During the seventeenth century the most remarkable maritime discoveries were made by the English, Dutch, and Spaniards, though by the latter only at its commencement. In the year 1605 Quiros sailed from Callao, discovered the island of Sagittaria, since so renowned under the name of Otaheite, and the archipelago of Espiritu Santo, or the New Hebrides of Cook. On this journey he was accompanied by Torres, the bold seaman who some years after gave his name to the strait which separates New Guinea from Australia.
While the declining sun of Spain was thus gilding with its last rays the northern shore of New Holland, the meridian splendour of the Batavian republic cast forth bright beams of light over the wide Pacific.
Schouten and Le Maire, penetrating through the strait which is still named after the latter, sailed in the year 1616 round Tierra del Fuego; and about the same time Hartog discovered Eendragt's Land, on the west coast of Australia.
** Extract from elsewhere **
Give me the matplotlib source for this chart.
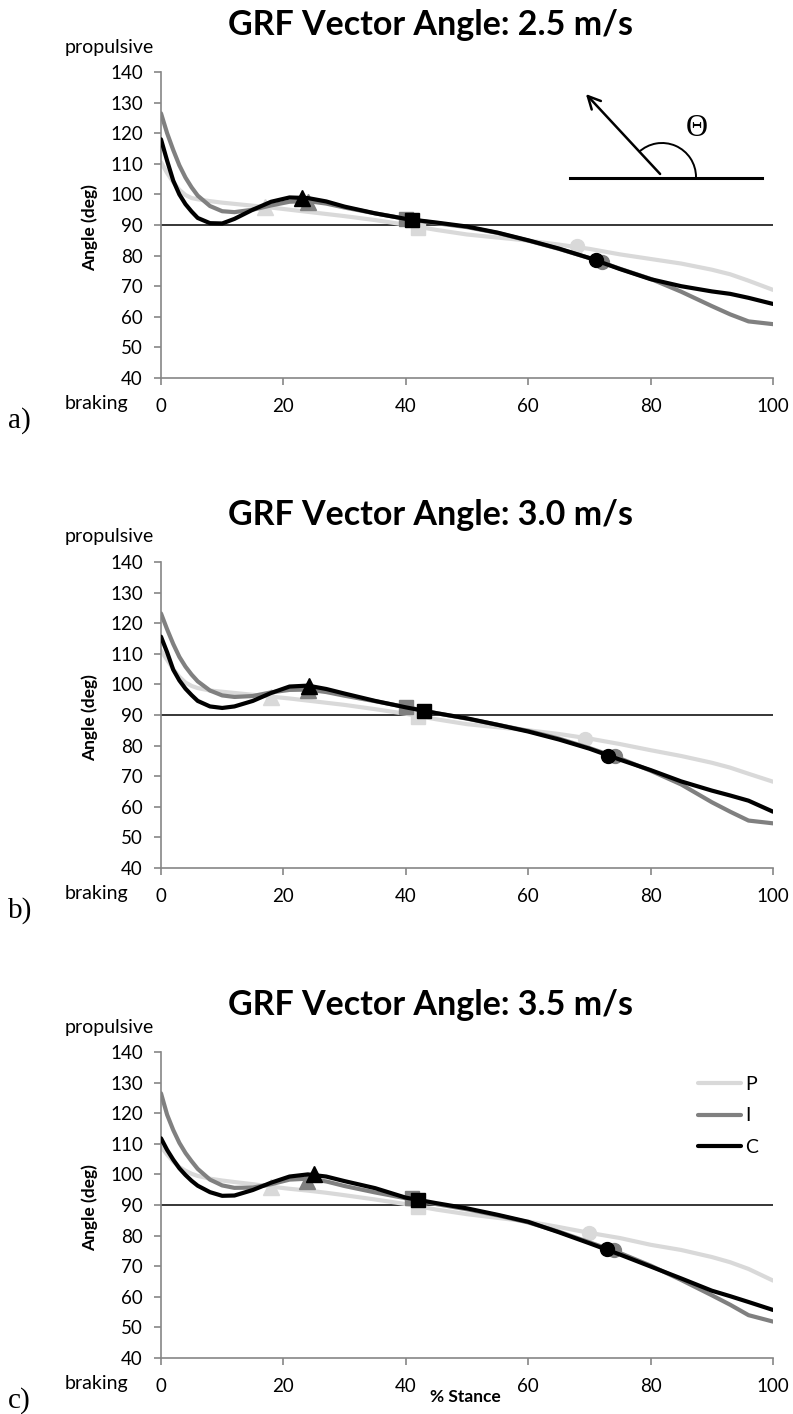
import numpy as np
import matplotlib
matplotlib.use("Agg")
import matplotlib.pyplot as plt
from matplotlib.patches import Arc

plt.rcParams['font.family'] = ['Lato', 'DejaVu Sans']

W, H = 793, 1414

# % stance sample points shared by all curves
stance = [0, 1, 2, 3, 4, 5, 6, 8, 10, 12, 15, 18, 21, 24, 27, 30, 35, 40, 45, 50,
          55, 60, 65, 70, 75, 80, 85, 90, 93, 96, 100]

speeds = ['2.5', '3.0', '3.5']
panel_tags = ['a)', 'b)', 'c)']
series_names = ['P', 'I', 'C']
series_colors = ['#d9d9d9', '#808080', '#000000']

# panel a) 2.5 m/s
p_25 = [110.5, 107, 104, 101.5, 99.8, 98.8, 98.4, 97.8, 97.3, 96.9, 96.3, 95.7, 95.0, 94.3, 93.6,
        92.9, 91.6, 90.1, 88.4, 86.9, 85.9, 84.9, 83.6, 82.2, 80.4, 78.9, 77.4, 75.4, 73.9, 71.8, 68.8]
i_25 = [126.5, 120, 114.5, 109.5, 105.5, 102.3, 99.6, 96.2, 94.5, 94.2, 95.0, 96.4, 97.6, 97.8, 97.0,
        95.7, 93.8, 92.0, 90.6, 89.3, 87.4, 84.9, 82.2, 79.2, 75.7, 72.4, 68.2, 63.5, 60.8, 58.5, 57.6]
c_25 = [118, 111, 104.5, 100, 96.8, 94.4, 92.3, 90.6, 90.5, 92.0, 95.0, 97.6, 99.0, 98.8, 97.7,
        96.0, 93.8, 92.0, 90.8, 89.5, 87.5, 85.0, 82.3, 79.2, 75.6, 72.3, 70.0, 68.3, 67.5, 66.2, 64.2]

# panel b) 3.0 m/s
p_30 = [111, 108, 105, 102.5, 100.6, 99.5, 98.8, 98.0, 97.6, 97.2, 96.6, 96.0, 95.4, 94.7, 94.0,
        93.3, 91.9, 90.4, 88.6, 87.0, 86.0, 85.0, 83.8, 82.3, 80.5, 78.5, 76.6, 74.4, 72.8, 70.8, 68.2]
i_30 = [123.2, 118, 113.2, 109, 105.8, 103.2, 101, 98, 96.4, 95.9, 96.2, 97.4, 98.2, 98.3, 97.5,
        96.3, 94.5, 92.6, 90.6, 88.8, 86.8, 84.8, 82.3, 79.2, 75.8, 71.8, 67.3, 61.5, 58.4, 55.5, 54.6]
c_30 = [115.6, 110.5, 104.8, 101.3, 98.6, 96.5, 94.6, 92.8, 92.3, 92.8, 94.6, 97.2, 99.3, 99.6, 98.5,
        97.0, 94.6, 92.5, 90.6, 88.9, 86.8, 84.6, 82.0, 79.0, 75.4, 72.0, 68.3, 65.3, 63.7, 62.0, 58.4]

# panel c) 3.5 m/s
p_35 = [109, 106.5, 104.2, 102.4, 101.2, 100.2, 99.5, 98.6, 98.0, 97.5, 96.8, 96.0, 95.3, 94.7, 94.0,
        93.2, 91.8, 90.3, 88.5, 87.0, 85.8, 84.6, 82.8, 80.9, 79.2, 77.0, 75.3, 73.0, 71.3, 69.1, 65.3]
i_35 = [126.5, 119.5, 114.5, 110.3, 107, 104.3, 101.8, 98.3, 96.4, 95.6, 95.7, 96.8, 98.3, 98.6, 97.7,
        96.2, 94.1, 92.2, 90.3, 88.6, 86.6, 84.3, 81.3, 77.8, 74.3, 70.2, 65.5, 60.5, 57.4, 54.0, 51.9]
c_35 = [111.8, 108, 104.8, 102, 99.8, 97.9, 96.3, 94.2, 93.0, 93.1, 94.9, 97.3, 99.3, 100.0, 99.3,
        97.8, 95.5, 92.4, 90.6, 88.9, 86.8, 84.5, 81.1, 77.5, 73.8, 69.9, 66.0, 62.0, 60.2, 58.3, 55.7]

curves = [[p_25, i_25, c_25], [p_30, i_30, c_30], [p_35, i_35, c_35]]

# event markers (x, y) per panel per series: triangle, square, circle
tri_x = [[17, 24, 23], [18, 24, 24.2], [18, 23.8, 25]]
tri_y = [[95.8, 97.6, 98.8], [95.8, 98.2, 99.6], [96.0, 97.8, 100.0]]
sq_x = [[42, 40, 41], [42, 40.1, 43], [42, 41, 42]]
sq_y = [[89.0, 91.8, 91.6], [89.2, 92.7, 91.4], [89.2, 92.2, 91.5]]
ci_x = [[68, 72, 71], [69.2, 74.2, 73], [70, 74, 72.8]]
ci_y = [[83.0, 78.0, 78.6], [82.0, 76.6, 76.6], [80.9, 75.2, 75.6]]

y_ticks = [40, 50, 60, 70, 80, 90, 100, 110, 120, 130, 140]
x_ticks = [0, 20, 40, 60, 80, 100]

# panel pixel frames
ax_left, ax_right = 161, 773
tops = [72, 562, 1052]
bottoms = [378, 868, 1358]

fig = plt.figure(figsize=(W / 100, H / 100), dpi=100)


def fx(x):
    return x / W


def fy(y):
    return 1 - y / H


axes = []
for k in range(3):
    ax = fig.add_axes([fx(ax_left), fy(bottoms[k]), (ax_right - ax_left) / W,
                       (bottoms[k] - tops[k]) / H])
    axes.append(ax)
    ax.set_xlim(0, 100)
    ax.set_ylim(40, 140)
    ax.set_xticks(x_ticks)
    ax.set_yticks(y_ticks)
    ax.tick_params(axis='both', direction='out', length=5, width=1.2, color='#868686',
                   labelsize=13.5)
    ax.tick_params(axis='y', pad=8)
    ax.tick_params(axis='x', pad=9.5)
    for s in ['top', 'right']:
        ax.spines[s].set_visible(False)
    for s in ['left', 'bottom']:
        ax.spines[s].set_color('#868686')
        ax.spines[s].set_linewidth(1.2)
    ax.axhline(90, color='black', lw=1.1, zorder=1)

    for j in range(3):
        col = series_colors[j]
        ax.plot(stance, curves[k][j], color=col, lw=3.0, solid_capstyle='round',
                solid_joinstyle='round', label=series_names[j], zorder=2 + 2 * j)
        ax.plot(tri_x[k][j], tri_y[k][j], marker='^', ms=11, color=col, ls='none', zorder=3 + 2 * j)
        ax.plot(sq_x[k][j], sq_y[k][j], marker='s', ms=10, color=col, ls='none', zorder=3 + 2 * j)
        ax.plot(ci_x[k][j], ci_y[k][j], marker='o', ms=10, color=col, ls='none', zorder=3 + 2 * j)

    fig.text(fx(430), fy(tops[k] - 47), 'GRF Vector Angle: ' + speeds[k] + ' m/s',
             ha='center', va='center', fontsize=24.5, fontweight='bold')
    fig.text(fx(65), fy(tops[k] - 25), 'propulsive', ha='left', va='center', fontsize=14)
    fig.text(fx(65), fy(bottoms[k] + 25), 'braking', ha='left', va='center', fontsize=14)
    fig.text(fx(8), fy(bottoms[k] + 43), panel_tags[k], ha='left', va='center', fontsize=21,
             family=['Liberation Serif', 'DejaVu Serif'])
    ax.text((90 - ax_left) / (ax_right - ax_left), 0.49, 'Angle (deg)', rotation=90,
            ha='center', va='center', fontsize=12.5, fontweight='bold', transform=ax.transAxes)

fig.text(fx(465), fy(1397), '% Stance', ha='center', va='center', fontsize=12.5, fontweight='bold')

leg = axes[2].legend(loc='upper left', bbox_to_anchor=(fx(688), fy(1066)),
                     bbox_transform=fig.transFigure, frameon=False, fontsize=14,
                     handlelength=2.2, handletextpad=0.25, labelspacing=0.75, borderpad=0)

# force-vector sketch in panel a
ov = fig.add_axes([0, 0, 1, 1], facecolor='none')
ov.set_xlim(0, W)
ov.set_ylim(H, 0)
ov.axis('off')
ov.plot([570, 762], [178, 178], color='black', lw=2.2)
ov.annotate('', xy=(584, 92), xytext=(662, 176),
            arrowprops=dict(arrowstyle='->,head_length=0.9,head_width=0.45', lw=1.8, color='black'))
ov.add_patch(Arc((662, 177), 68, 68, theta1=-133, theta2=0, color='black', lw=1.4))
ov.text(697, 129, 'Θ', ha='center', va='center', fontsize=22, family=['Liberation Serif', 'DejaVu Serif'])

fig.savefig('out.png', dpi=100)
The successive voyages of Jan Edel (1619), Peter Nuyts (1627), and Peter Carpenter (1628), brought to light the northern and southern shores of the vast island, which thus began to assume a rude shape on the map of the geographer. In the year 1642, Abel Tasman, the greatest of the Dutch navigators, drew a mighty furrow through the South Sea, discovered Van Diemen's Land, which posterity desirous of perpetuating his fame has called Tasmania, saw the northern extremity of New Zealand emerge from the ocean, and finally unveiled to the world the hidden beauties of Tonga.
While the Dutch navigators were thus dissipating the darkness of Australia, Hudson and Baffin were immortalising their names in the Arctic Ocean.
In the year 1627 Henry Hudson made the first attempt to steer right on to the pole, and to cross to India over the axis of the globe. He reached the northern extremity of Spitzbergen, but all his attempts to penetrate deeper into the polar ocean were baffled by the mighty ice-fields that opposed his progress. But though he failed in his undertaking to sail through the region of eternal winter to the spicy groves of India, yet the numerous morses and seals he had seen basking on the coast of Spitzbergen opened such cheering prospects of future profit, that the "Muscovy Company," which had fitted out the expedition, was by no means discontented with the issue of his voyage.
Three years after we find the gallant Hudson once more attempting to discover the north-west passage in a vessel of fifty-five tons, provisioned for six months. The crew which he commanded was unfortunately utterly unworthy of such a leader, and quailed as soon as they had to encounter the fog and ice-fields of the Frozen Ocean.